Sweden has maintained a policy of strategic non-alignment since the Cold War.

Sipila said his government had to be ready to seek NATO membership if necessary, adding: "With Sweden, we have promised not to surprise each other in these matters."

Chancellor Angela Merkel said Friday that Germany was considering sending troops to Lithuania as part of a NATO mission to reinforce the alliance's eastern flank with Russia.

However Merkel stressed that any deployment should aim to avoid enflaming tensions with Moscow.

"We are currently reviewing how we can continue our engagement and perhaps even bolster it... in order to ensure the security of all (NATO) states, particularly in the east," she said.

Merkel was speaking to reporters after talks with Latvian Prime Minister Maris Kucinskis, and after her spokesman confirmed media reports that Berlin was considering a deployment to Lithuania.

"However I personally always stress that it is very important to us that we act within the framework of the NATO-Russia act," a 1997 agreement on post-Cold War relations.

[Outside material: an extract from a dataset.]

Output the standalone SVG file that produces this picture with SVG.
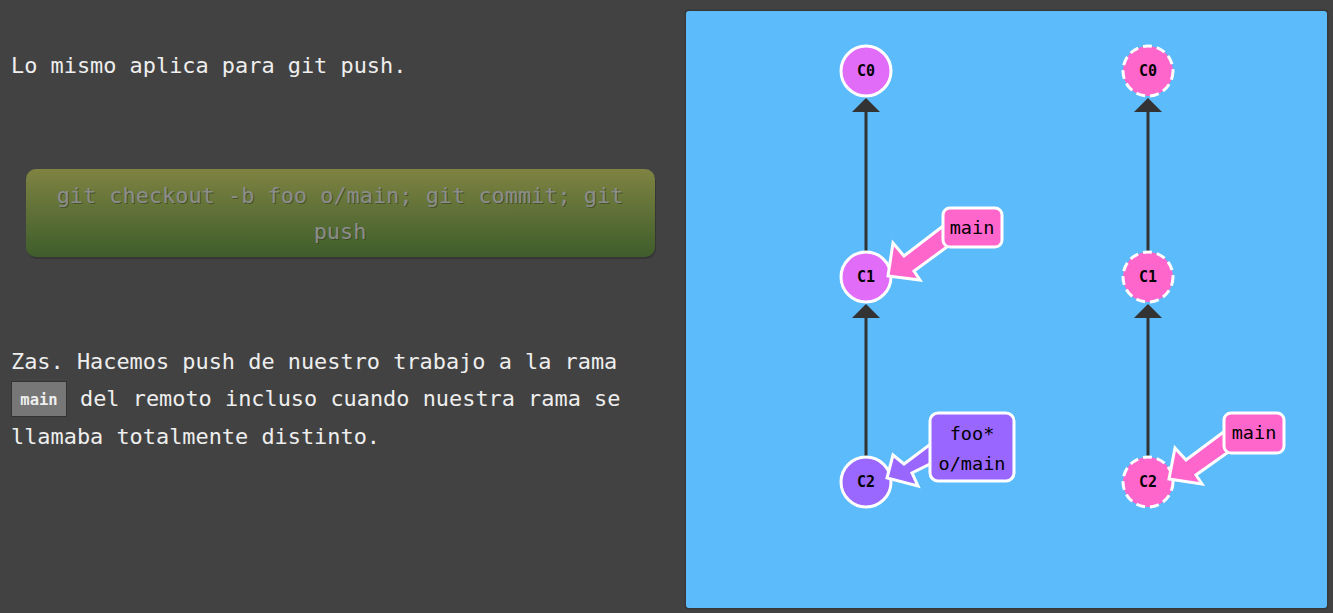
<svg xmlns="http://www.w3.org/2000/svg" width="1333" height="613" viewBox="0 0 1333 613">
  <style>
    .prose { font-family: "DejaVu Sans Mono", "Liberation Mono", monospace; font-size: 21.9px; fill: #eeeeee; }
    .cmd { font-family: "DejaVu Sans Mono", "Liberation Mono", monospace; font-size: 21.9px; fill: #8c8c8c; text-anchor: middle; }
    .cmdshadow { font-family: "DejaVu Sans Mono", "Liberation Mono", monospace; font-size: 21.9px; fill: #2f3f1c; opacity: 0.6; text-anchor: middle; }
    .commit-local { fill: #e06cf8; stroke: #ffffff; stroke-width: 3; }
    .commit-c2 { fill: #9a68ff; stroke: #ffffff; stroke-width: 3; }
    .commit-remote { fill: #ff66cc; stroke: #ffffff; stroke-width: 3; stroke-dasharray: 9 5; }
    .cid { font-family: "DejaVu Sans Mono", "Liberation Mono", monospace; font-size: 15px; font-weight: bold; fill: #000000; text-anchor: middle; }
    .edge { stroke: #333333; stroke-width: 3; fill: none; }
    .head { fill: #333333; }
    .tag-pink { fill: #ff66cc; stroke: #ffffff; stroke-width: 3; }
    .tag-purple { fill: #9966ff; stroke: #ffffff; stroke-width: 3; }
    .tag-text { font-family: "DejaVu Sans Mono", "Liberation Mono", monospace; font-size: 18.5px; fill: #000000; text-anchor: middle; }
  </style>
  <defs>
    <linearGradient id="btn" x1="0" y1="0" x2="0" y2="1">
      <stop offset="0" stop-color="#7f8342"/>
      <stop offset="1" stop-color="#3e5d2b"/>
    </linearGradient>
  </defs>

  <!-- page background -->
  <rect x="0" y="0" width="1333" height="613" fill="#424242"/>

  <!-- explanatory text -->
  <text class="prose" x="11" y="73">Lo mismo aplica para git push.</text>

  <g id="command">
    <rect x="27" y="171" width="629" height="88" rx="10" fill="#2e2e2e" opacity="0.6"/>
    <rect x="26" y="169" width="629" height="88" rx="10" fill="url(#btn)"/>
    <text class="cmdshadow" x="341" y="204">git checkout -b foo o/main; git commit; git</text>
    <text class="cmd" x="340" y="203">git checkout -b foo o/main; git commit; git</text>
    <text class="cmdshadow" x="341" y="240">push</text>
    <text class="cmd" x="340" y="239">push</text>
  </g>

  <text class="prose" x="11" y="369">Zas. Hacemos push de nuestro trabajo a la rama</text>
  <g id="inline-code">
    <rect x="11.5" y="381.5" width="55" height="35" fill="#777777" stroke="#333333" stroke-width="1"/>
    <text x="39" y="405" font-family="DejaVu Sans Mono, Liberation Mono, monospace" font-size="15.5" font-weight="bold" fill="#eeeeee" text-anchor="middle">main</text>
  </g>
  <text class="prose" x="80" y="406">del remoto incluso cuando nuestra rama se</text>
  <text class="prose" x="11" y="444">llamaba totalmente distinto.</text>

  <!-- visualization panel -->
  <rect x="684.5" y="9.5" width="644" height="600" rx="4" fill="#383838"/>
  <rect x="686" y="11" width="641" height="597" rx="3" fill="#5cbbfb"/>

  <!-- connectors between commits -->
  <g id="connectors">
    <line class="edge" x1="866" y1="252" x2="866" y2="110"/>
    <polygon class="head" points="866,98 852,112 880,112"/>
    <line class="edge" x1="866" y1="457" x2="866" y2="316"/>
    <polygon class="head" points="866,304 852,318 880,318"/>
    <line class="edge" x1="1148" y1="252" x2="1148" y2="110"/>
    <polygon class="head" points="1148,98 1134,112 1162,112"/>
    <line class="edge" x1="1148" y1="457" x2="1148" y2="316"/>
    <polygon class="head" points="1148,304 1134,318 1162,318"/>
  </g>

  <!-- local repository commits -->
  <g id="C0-local">
    <circle class="commit-local" cx="866" cy="71" r="25"/>
    <text class="cid" x="866" y="76">C0</text>
  </g>
  <g id="C1-local">
    <circle class="commit-local" cx="866" cy="277" r="25"/>
    <text class="cid" x="866" y="282">C1</text>
  </g>
  <g id="C2-local">
    <circle class="commit-c2" cx="866" cy="482" r="25"/>
    <text class="cid" x="866" y="487">C2</text>
  </g>

  <!-- remote repository commits -->
  <g id="C0-remote">
    <circle class="commit-remote" cx="1148" cy="71" r="25"/>
    <text class="cid" x="1148" y="76">C0</text>
  </g>
  <g id="C1-remote">
    <circle class="commit-remote" cx="1148" cy="277" r="25"/>
    <text class="cid" x="1148" y="282">C1</text>
  </g>
  <g id="C2-remote">
    <circle class="commit-remote" cx="1148" cy="482" r="25"/>
    <text class="cid" x="1148" y="487">C2</text>
  </g>

  <!-- branch labels with pointer arrows -->
  <g id="branch-main-local">
    <polygon class="tag-pink" points="888,276 893,243 904,256 951,220 962,236 914,271 920,280"/>
    <rect class="tag-pink" x="943" y="208" width="59" height="39" rx="7"/>
    <text class="tag-text" x="972" y="234">main</text>
  </g>

  <g id="branch-foo">
    <polygon class="tag-purple" points="887,478 893,455 904,464 940,437 948,455 912,473 918,486"/>
    <rect class="tag-purple" x="930" y="413" width="84" height="68" rx="8"/>
    <text class="tag-text" x="972" y="440">foo*</text>
    <text class="tag-text" x="972" y="470">o/main</text>
  </g>

  <g id="branch-main-remote">
    <polygon class="tag-pink" points="1169,479 1175,448 1186,460 1233,425 1244,441 1196,475 1202,484"/>
    <rect class="tag-pink" x="1224" y="413" width="60" height="40" rx="7"/>
    <text class="tag-text" x="1254" y="439">main</text>
  </g>
</svg>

It notably bans the permanent stationing of significant forces and equipment in former Warsaw Pact states.

Poland in particular has recently pressed NATO to establish "as permanent as possible" a presence in the former communist states once ruled from Moscow to counter a growing threat from Russia after its intervention in Ukraine.

Russia blames NATO for increasing the risk of conflict by building up its troops in eastern Europe.

The NATO-Russia Council, which has been on ice since the alliance cut practical ties with Moscow to protest the annexation of Crimea, met last week in Brussels but parted in acrimony over Ukraine and other issues.

Media reports said that the German military could take command of a force in Lithuania, one of Russia's border states, with a deployment of 150 to 250 German soldiers as well as troops from other member states.

German soldiers have already participated in NATO training missions in the Baltic states, but such a deployment would mark a significant expansion of its presence in the region.

Lithuanian Defence Minister Juozas Olekas welcomed the German proposal as "a firm step on the way of solidarity which enhances our common security".

Russia's takeover of the Crimean peninsula in early 2014 sparked fears NATO was too slow and unwieldy to meet the challenge posed by a more assertive Moscow.

Since the Ukraine conflict, NATO has established a high-speed response force complete with forward command and logistic centres in its eastern members so it can deploy much more rapidly.

Poland will host a NATO summit in July when these changes and other proposals will be formally concluded.